Florida has a department that’s tasked to do this job. The mission of the Florida Department of Environmental Protection (FDEP) states: “The Florida Department of Environmental Protection is the state’s lead agency for environmental management and stewardship, protecting our air, water and land.” The only problem is the department isn’t doing its job. In Manatee County, FDEP’s biggest failure is Piney Point, where just last year an “emergency” more than two decades in the making sent 215 million gallons of phosphate process water (with 10 times the nitrogen of raw sewage) into Tampa Bay, with devastating consequences.

More recently, it’s the lack of oversight and action investigating a potentially major mangrove trimming violation that took over two months to initiate and led to a questionable report that stated, “the mangroves appear to be healthy.” This is an obvious failure of leadership, but one that leads beyond the department and staff, harkening back to the administration of then-Gov. Rick Scott, who eviscerated the department during his tenure.

U.S. Sen. Scott is no longer in charge, and the new administration needs to step up and protect Florida’s most valuable resource – its environment. That responsibility filters down to Manatee County’s state representative and state senator, as well as every citizen, including you and me.

It’s the state’s responsibility to protect Manatee County’s natural resources, including our mangroves, but the county can assume that role. I wish I had the confidence that the state would step up and do that job, but history and Piney Point reveal a different reality.

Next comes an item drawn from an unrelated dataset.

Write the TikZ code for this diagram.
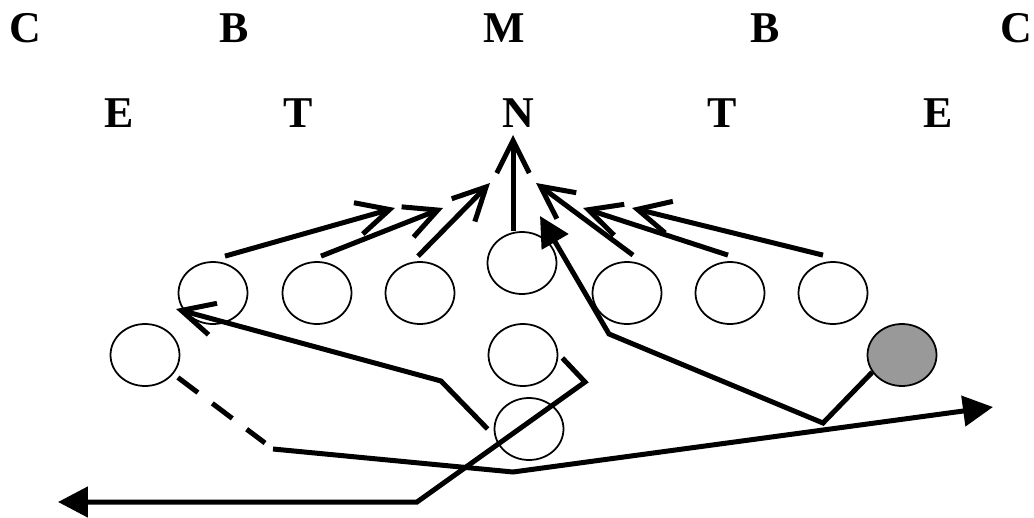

Many residents first come to Manatee County as we did, to vacation and buy homes. It is our natural environment that drives our economy now, and hopefully into the future. If we don’t protect our mangroves, seagrasses and water quality, we’ll slowly lose what brought us here in the first place. Future tourists may not be as enamored with our area and willing to support the economy that is driven by this special place. Aside from the obvious contribution the environment holds for tourists and homeowners, it’s not a stretch to assume that future developers, builders, realtors and other business owners will suffer from our poor policy and policing. If we are able to apply a little “enlightened self-interest,” we’ll realize that our area can become a magnet for people seeking our quickly-vanishing natural treasures.

To accomplish this, it’s critical that we elect politicians who understand the value of the natural world and who will work to assure the people of Manatee County and the state that our most valuable resources are safeguarded. It’s a shared responsibility because we have to elect those leaders who have a track record of voting to protect the things of worth we value.

Rusty Chinnis is Outdoors columnist of the Anna Maria Island Sun and chairman of the Suncoast Waterkeepers.